> SET PROBLEM: Copy all lines below exactly as written. Leave pictures out.
[start]
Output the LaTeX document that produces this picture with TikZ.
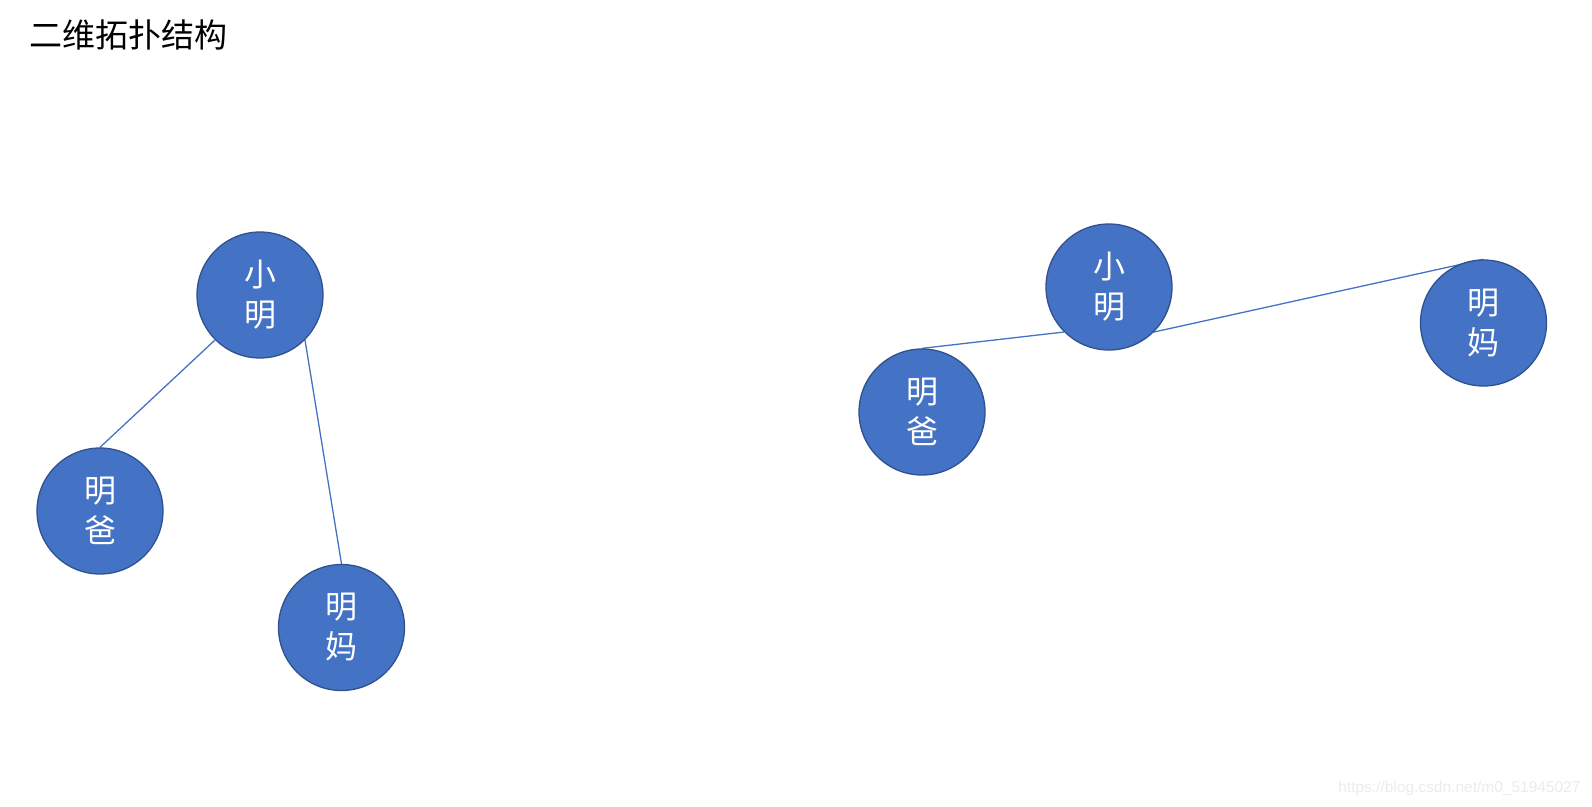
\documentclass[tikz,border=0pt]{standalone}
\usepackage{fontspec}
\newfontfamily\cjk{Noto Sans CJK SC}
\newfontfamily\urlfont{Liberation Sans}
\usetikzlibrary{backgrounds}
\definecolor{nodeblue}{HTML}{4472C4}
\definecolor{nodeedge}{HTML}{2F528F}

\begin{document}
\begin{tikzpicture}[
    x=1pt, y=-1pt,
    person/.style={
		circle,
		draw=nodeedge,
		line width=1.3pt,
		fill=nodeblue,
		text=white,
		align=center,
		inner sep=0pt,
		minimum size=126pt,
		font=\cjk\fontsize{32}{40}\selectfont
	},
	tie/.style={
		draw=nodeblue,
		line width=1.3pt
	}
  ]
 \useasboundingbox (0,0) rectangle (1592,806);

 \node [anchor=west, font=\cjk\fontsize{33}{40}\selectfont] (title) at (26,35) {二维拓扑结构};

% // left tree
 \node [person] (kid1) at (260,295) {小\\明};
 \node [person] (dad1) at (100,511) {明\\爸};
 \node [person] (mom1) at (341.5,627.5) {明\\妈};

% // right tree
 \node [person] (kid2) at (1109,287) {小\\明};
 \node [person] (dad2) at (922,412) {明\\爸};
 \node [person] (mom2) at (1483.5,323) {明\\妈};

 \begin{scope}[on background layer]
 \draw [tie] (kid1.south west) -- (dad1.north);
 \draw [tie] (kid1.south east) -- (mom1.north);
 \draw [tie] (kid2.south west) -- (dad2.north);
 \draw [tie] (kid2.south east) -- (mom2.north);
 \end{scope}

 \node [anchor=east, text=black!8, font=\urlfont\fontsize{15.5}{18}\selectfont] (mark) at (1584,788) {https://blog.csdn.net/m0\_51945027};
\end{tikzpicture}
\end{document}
[end]
> COMPLETED EXERCISE:
Output the LaTeX document that produces this picture with TikZ.
\documentclass[tikz,border=0pt]{standalone}
\usepackage{fontspec}
\newfontfamily\cjk{Noto Sans CJK SC}
\newfontfamily\urlfont{Liberation Sans}
\usetikzlibrary{backgrounds}
\definecolor{nodeblue}{HTML}{4472C4}
\definecolor{nodeedge}{HTML}{2F528F}

\begin{document}
\begin{tikzpicture}[
    x=1pt, y=-1pt,
    person/.style={
		circle,
		draw=nodeedge,
		line width=1.3pt,
		fill=nodeblue,
		text=white,
		align=center,
		inner sep=0pt,
		minimum size=126pt,
		font=\cjk\fontsize{32}{40}\selectfont
	},
	tie/.style={
		draw=nodeblue,
		line width=1.3pt
	}
  ]
 \useasboundingbox (0,0) rectangle (1592,806);

 \node [anchor=west, font=\cjk\fontsize{33}{40}\selectfont] (title) at (26,35) {二维拓扑结构};

% // left tree
 \node [person] (kid1) at (260,295) {小\\明};
 \node [person] (dad1) at (100,511) {明\\爸};
 \node [person] (mom1) at (341.5,627.5) {明\\妈};

% // right tree
 \node [person] (kid2) at (1109,287) {小\\明};
 \node [person] (dad2) at (922,412) {明\\爸};
 \node [person] (mom2) at (1483.5,323) {明\\妈};

 \begin{scope}[on background layer]
 \draw [tie] (kid1.south west) -- (dad1.north);
 \draw [tie] (kid1.south east) -- (mom1.north);
 \draw [tie] (kid2.south west) -- (dad2.north);
 \draw [tie] (kid2.south east) -- (mom2.north);
 \end{scope}

 \node [anchor=east, text=black!8, font=\urlfont\fontsize{15.5}{18}\selectfont] (mark) at (1584,788) {https://blog.csdn.net/m0\_51945027};
\end{tikzpicture}
\end{document}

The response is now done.